MULTIMODAL MATCHING OF JOBS AND VET COURSES IN PORTUGAL: INTEGRATING SEMANTIC AND GEOSPATIAL ANALYSIS TO SUPPORT FUTURE SKILLS
1 NOVA Information Management School (NOVA IMS), Universidade Nova de Lisboa (PORTUGAL)
2 Nova School of Business and Economics (NOVA SBE), Universidade Nova de Lisboa (PORTUGAL)
About this paper:
Conference name: 20th International Technology, Education and Development Conference
Dates: 2-4 March, 2026
Location: Valencia, Spain
Abstract:
In recent years, researchers and policymakers have increasingly highlighted the persistent misalignment between higher-education supply and labor-market demand in Portugal. The OECD country note for Portugal (2022) reinforces this concern by showing that, despite relatively strong employment outcomes for graduates, employers still struggle to understand the skills that higher-education programmes develop, and national systems do not forecast emerging skill needs effectively. These findings strongly motivate our study. We conduct a multimodal analysis of programme–job alignment for tertiary-level vocational educational training (VET) in Portugal to reduce the gap between educational supply and labor-market demand.
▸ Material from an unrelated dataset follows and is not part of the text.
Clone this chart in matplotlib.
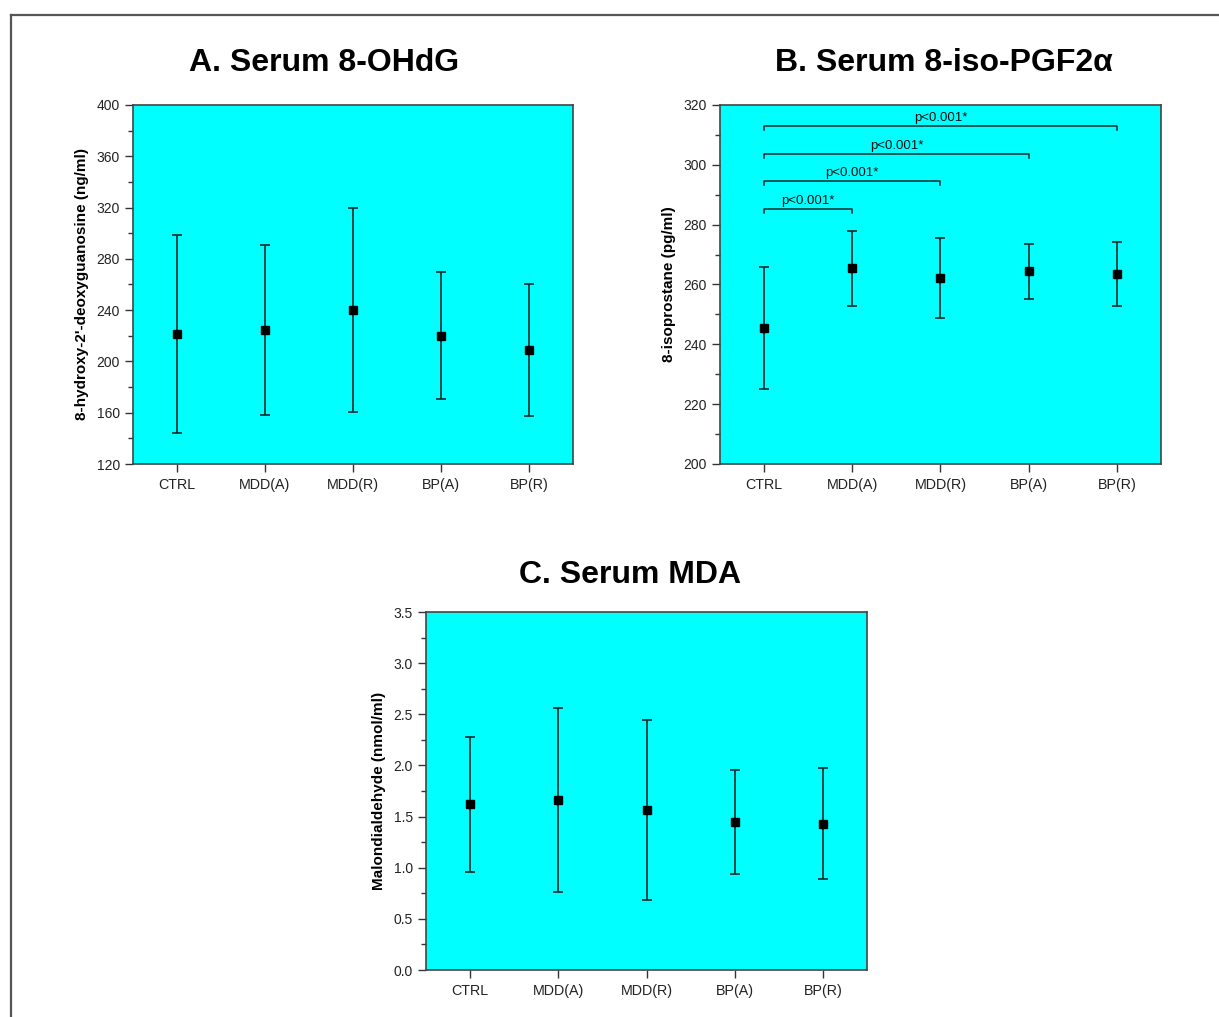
import matplotlib
matplotlib.use("Agg")
import matplotlib.pyplot as plt
from matplotlib.lines import Line2D
from matplotlib.ticker import MultipleLocator, AutoMinorLocator, FormatStrFormatter

plt.rcParams['font.family'] = ['Liberation Sans', 'DejaVu Sans']

groups = ["CTRL", "MDD(A)", "MDD(R)", "BP(A)", "BP(R)"]

# A. Serum 8-OHdG (ng/ml): mean and SD
ohdg_mean = [221.5, 224.6, 240.2, 220.2, 209.0]
ohdg_sd = [77.0, 66.5, 79.7, 49.4, 51.6]

# B. Serum 8-iso-PGF2a (pg/ml)
iso_mean = [245.4, 265.4, 262.1, 264.4, 263.5]
iso_sd = [20.3, 12.6, 13.4, 9.2, 10.7]

# significance brackets: (from group, to group, height)
brackets = [(0, 1, 285.2), (0, 2, 294.5), (0, 3, 303.7), (0, 4, 312.9)]
bracket_text = "p<0.001*"

# C. Serum MDA (nmol/ml)
mda_mean = [1.62, 1.66, 1.56, 1.445, 1.432]
mda_sd = [0.66, 0.90, 0.88, 0.51, 0.545]

fig = plt.figure(figsize=(12.19, 10.17), dpi=100)

# frame lines (top and left) as in the source figure
fig.add_artist(Line2D([11 / 1219, 1.0], [1 - 15 / 1017] * 2, color='#555555', lw=1.6))
fig.add_artist(Line2D([11 / 1219] * 2, [0.0, 1 - 15 / 1017], color='#555555', lw=1.6))


def panel(rect, mean, sd, ylim, major, ylabel):
    ax = fig.add_axes(rect)
    ax.set_facecolor('#00FFFF')
    x = list(range(1, len(groups) + 1))
    ax.errorbar(x, mean, yerr=sd, fmt='s', color='black', ecolor='#0d2b2b',
                markersize=6, elinewidth=1.2, capsize=3.5, capthick=1.2)
    ax.set_xlim(0.5, len(groups) + 0.5)
    ax.set_ylim(*ylim)
    ax.set_xticks(x)
    ax.set_xticklabels(groups, fontsize=10.3, color='#222222')
    ax.yaxis.set_major_locator(MultipleLocator(major))
    ax.yaxis.set_minor_locator(AutoMinorLocator(2))
    ax.tick_params(axis='y', which='major', direction='out', length=6, width=1,
                   labelsize=10, colors='#333333', labelcolor='#222222')
    ax.tick_params(axis='y', which='minor', direction='out', length=3.5, width=1,
                   colors='#333333')
    ax.tick_params(axis='x', direction='out', length=6, width=1, colors='#333333',
                   labelcolor='#222222', pad=4)
    ax.set_ylabel(ylabel, fontsize=11, fontweight='bold', labelpad=5)
    for s in ax.spines.values():
        s.set_color('#444444')
        s.set_linewidth(1.2)
    return ax


ax_a = panel([133 / 1219, 1 - 464 / 1017, 440 / 1219, 359 / 1017],
             ohdg_mean, ohdg_sd, (120, 400), 40,
             "8-hydroxy-2'-deoxyguanosine (ng/ml)")
ax_b = panel([720 / 1219, 1 - 464 / 1017, 441 / 1219, 359 / 1017],
             iso_mean, iso_sd, (200, 320), 20,
             "8-isoprostane (pg/ml)")
ax_c = panel([426 / 1219, 1 - 970 / 1017, 441 / 1219, 358 / 1017],
             mda_mean, mda_sd, (0.0, 3.5), 0.5,
             "Malondialdehyde (nmol/ml)")
ax_c.yaxis.set_major_formatter(FormatStrFormatter('%.1f'))

for i, j, h in brackets:
    xi, xj = i + 1, j + 1
    ax_b.plot([xi, xi, xj, xj], [h - 1.3, h, h, h - 1.3], color='#0d2b2b', lw=1.1)
    ax_b.text((xi + xj) / 2, h + 0.6, bracket_text, ha='center', va='bottom',
              fontsize=9.5, color='#111111')

fig.text(324 / 1219, 1 - 63 / 1017, "A. Serum 8-OHdG", fontsize=23,
         fontweight='bold', ha='center', va='center')
fig.text(944 / 1219, 1 - 63 / 1017, "B. Serum 8-iso-PGF2α", fontsize=23,
         fontweight='bold', ha='center', va='center')
fig.text(630 / 1219, 1 - 575 / 1017, "C. Serum MDA", fontsize=23,
         fontweight='bold', ha='center', va='center')

fig.savefig("out.png", dpi=100)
We integrate diverse data sources and analytical approaches—including semantic skill extraction, geospatial proximity and curricular clustering—to produce actionable insights for policymakers, curriculum designers and student-support systems.
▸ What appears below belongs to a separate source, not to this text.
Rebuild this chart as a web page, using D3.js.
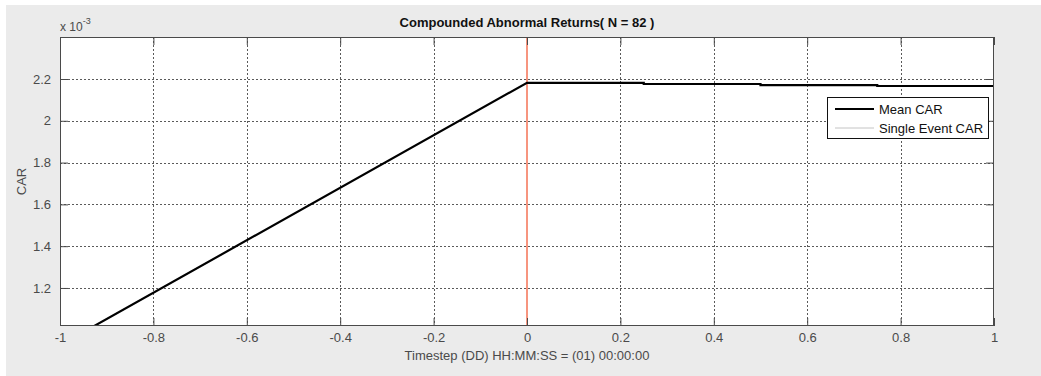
<!DOCTYPE html>
<html>
<head>
<meta charset="utf-8">
<script src="https://cdn.jsdelivr.net/npm/d3@7"></script>
<style>
  html, body { margin: 0; padding: 0; background: #ffffff; }
  svg { display: block; }
  text { font-family: "Liberation Sans", Arial, sans-serif; }
</style>
</head>
<body>
<svg id="chart" width="1041" height="376"></svg>
<script>
// Mean compounded abnormal return around the event (values in units of 1e-3)
const timestep = [-1, 0, 0.25, 0.25, 0.5, 0.5, 0.75, 0.75, 1];
const meanCAR  = [0.926, 2.182, 2.181, 2.176, 2.176, 2.171, 2.171, 2.1665, 2.1665];

const xTicks = [-1, -0.8, -0.6, -0.4, -0.2, 0, 0.2, 0.4, 0.6, 0.8, 1];
const yTicks = [1.2, 1.4, 1.6, 1.8, 2, 2.2];
const xTickLabels = ["-1", "-0.8", "-0.6", "-0.4", "-0.2", "0", "0.2", "0.4", "0.6", "0.8", "1"];
const yTickLabels = ["1.2", "1.4", "1.6", "1.8", "2", "2.2"];
const eventTime = [0];
const legendItems = ["Mean CAR", "Single Event CAR"];

const svg = d3.select("#chart");
const W = 1041, H = 376;
const box = { left: 60, right: 994, top: 37, bottom: 326 };
const fontSize = 13;

// figure background
svg.append("rect").attr("x", 6).attr("y", 5).attr("width", W - 6).attr("height", H - 5)
  .attr("fill", "#ebebeb");
svg.append("rect").attr("x", box.left).attr("y", box.top)
  .attr("width", box.right - box.left).attr("height", box.bottom - box.top)
  .attr("fill", "#ffffff");

const x = d3.scaleLinear().domain([-1, 1]).range([box.left, box.right]);
const y = d3.scaleLinear().domain([1.018, 2.401]).range([box.bottom, box.top]);

const axisColor = "#4a4a4a";
const gridColor = "#5a5a5a";
const textColor = "#4a4a4a";

// grid lines
const grid = svg.append("g");
grid.selectAll(".gx").data(xTicks.slice(1, -1)).join("line")
  .attr("x1", d => Math.round(x(d)) + 0.5).attr("x2", d => Math.round(x(d)) + 0.5)
  .attr("y1", box.top).attr("y2", box.bottom)
  .attr("stroke", gridColor).attr("stroke-width", 1).attr("stroke-dasharray", "2,2");
grid.selectAll(".gy").data(yTicks).join("line")
  .attr("y1", d => Math.round(y(d)) + 0.5).attr("y2", d => Math.round(y(d)) + 0.5)
  .attr("x1", box.left).attr("x2", box.right)
  .attr("stroke", gridColor).attr("stroke-width", 1).attr("stroke-dasharray", "2,2");

// event marker
svg.selectAll(".event").data(eventTime).join("line")
  .attr("x1", d => x(d)).attr("x2", d => x(d))
  .attr("y1", box.top).attr("y2", box.bottom)
  .attr("stroke", "#f7957f").attr("stroke-width", 2);

// mean CAR line, clipped to the axes box
svg.append("clipPath").attr("id", "plotClip").append("rect")
  .attr("x", box.left).attr("y", box.top)
  .attr("width", box.right - box.left).attr("height", box.bottom - box.top);

const line = d3.line().x((d, i) => x(timestep[i])).y(d => y(d));
svg.append("path").datum(meanCAR)
  .attr("clip-path", "url(#plotClip)")
  .attr("d", line)
  .attr("fill", "none").attr("stroke", "#000000").attr("stroke-width", 2.2);

// axes box with inward ticks
const tickLen = 8;
const xAxisBottom = d3.axisBottom(x).tickValues(xTicks).tickSize(-tickLen).tickPadding(7)
  .tickFormat((d, i) => xTickLabels[i]);
const xAxisTop = d3.axisTop(x).tickValues(xTicks).tickSize(-tickLen).tickFormat("");
const yAxisLeft = d3.axisLeft(y).tickValues(yTicks).tickSize(-tickLen).tickPadding(9)
  .tickFormat((d, i) => yTickLabels[i]);
const yAxisRight = d3.axisRight(y).tickValues(yTicks).tickSize(-tickLen).tickFormat("");

function styleAxis(g) {
  g.select(".domain").remove();
  g.selectAll("line").attr("stroke", axisColor);
  g.selectAll("text").attr("fill", textColor).attr("font-size", fontSize)
    .attr("font-family", "'Liberation Sans', Arial, sans-serif");
}
svg.append("g").attr("transform", `translate(0,${box.bottom})`).call(xAxisBottom).call(styleAxis);
svg.append("g").attr("transform", `translate(0,${box.top})`).call(xAxisTop).call(styleAxis);
svg.append("g").attr("transform", `translate(${box.left},0)`).call(yAxisLeft).call(styleAxis);
svg.append("g").attr("transform", `translate(${box.right},0)`).call(yAxisRight).call(styleAxis);

svg.append("rect").attr("x", box.left + 0.5).attr("y", box.top + 0.5)
  .attr("width", box.right - box.left - 1).attr("height", box.bottom - box.top - 1)
  .attr("fill", "none").attr("stroke", axisColor).attr("stroke-width", 1);

// exponent label
const expo = svg.append("text").attr("x", box.left).attr("y", 31)
  .attr("fill", textColor).attr("font-size", 12);
expo.append("tspan").text("x 10");
expo.append("tspan").attr("dy", -7).attr("font-size", 9).text("-3");

// title and axis labels
svg.append("text").attr("x", (box.left + box.right) / 2).attr("y", 27)
  .attr("text-anchor", "middle").attr("font-size", fontSize).attr("font-weight", "bold")
  .attr("fill", "#111111").text("Compounded Abnormal Returns( N = 82 )");
svg.append("text").attr("x", (box.left + box.right) / 2).attr("y", 360)
  .attr("text-anchor", "middle").attr("font-size", fontSize).attr("fill", textColor)
  .text("Timestep (DD) HH:MM:SS = (01) 00:00:00");
svg.append("text").attr("transform", `translate(26,${(box.top + box.bottom) / 2}) rotate(-90)`)
  .attr("text-anchor", "middle").attr("font-size", fontSize).attr("fill", textColor).text("CAR");

// legend
const lg = svg.append("g").attr("transform", "translate(827,97)");
lg.append("rect").attr("x", 0.5).attr("y", 0.5).attr("width", 161).attr("height", 41)
  .attr("fill", "#ffffff").attr("stroke", "#111111").attr("stroke-width", 1);
const legendStroke = [{ c: "#000000", w: 2.2 }, { c: "#c4c4c4", w: 1 }];
lg.selectAll(".li").data(legendItems).join("g")
  .attr("transform", (d, i) => `translate(0,${12 + i * 19})`)
  .each(function (d, i) {
    const g = d3.select(this);
    g.append("line").attr("x1", 8).attr("x2", 47).attr("y1", 0).attr("y2", 0)
      .attr("stroke", legendStroke[i].c).attr("stroke-width", legendStroke[i].w);
    g.append("text").attr("x", 52).attr("y", 4.5).attr("font-size", fontSize)
      .attr("fill", "#111111").text(d);
  });
</script>
</body>
</html>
We collect and integrate job listings from multiple online platforms and extract all VET course descriptions from Diário da República PDFs. After downloading and processing the documents, we use Gemini 2.5 Pro to summarize the main technical and non-technical skills taught in each course. We apply the same process to job postings, using Gemini 2.5 Pro to identify the most important skills required in each offer. This approach ensures a consistent skill representation across educational and employment datasets.
We compute semantic similarity scores for each course–job pair using Sentence-BERT embeddings and cosine similarity, quantifying the alignment between course skill clusters and job requirements. We also map all courses to their official CNAEF (National Classification of Education and Training Areas) codes, which allows us to identify the most demanded fields — i.e., those with the highest number of recommended jobs per area.
In the geospatial phase, we perform an exhaustive cross-matching between every VET course and every job posting. Using institutional geocodes (via geopy) and district centroids to approximate company locations, we rank each pair by proximity (≤ 30 km: High, 31–60 km: Medium, > 60 km: Low), generating over one million course–job matches. We further enrich this analysis by matching pairs located in similar districts, allowing for broader regional insights.
To capture emerging skills, we integrate data from ESCO, Skill2Vec, and the World Economic Forum’s Future of Jobs 2025 report. This enables us to flag VET courses that already include or align with skills projected to be in higher demand in the coming years.
We visualize these results through an interactive analytics dashboard that combines geospatial correspondence, district-level skill distributions, and CNAEF-based alignment graphs. These visual tools enable policymakers and educators to identify skill gaps, anticipate future needs, and align curricula with regional economic development priorities.
In future work, we plan to integrate a broader set of job offers, benchmark multiple embedding models and recommendation systems, and expand the platform’s features to include explainable recommendations and predictive labor-market insights.Keywords:
Multimodal Analysis, Semantic Skill Extraction, Skills Demand, Tertiary Education, Vocational Education and Training.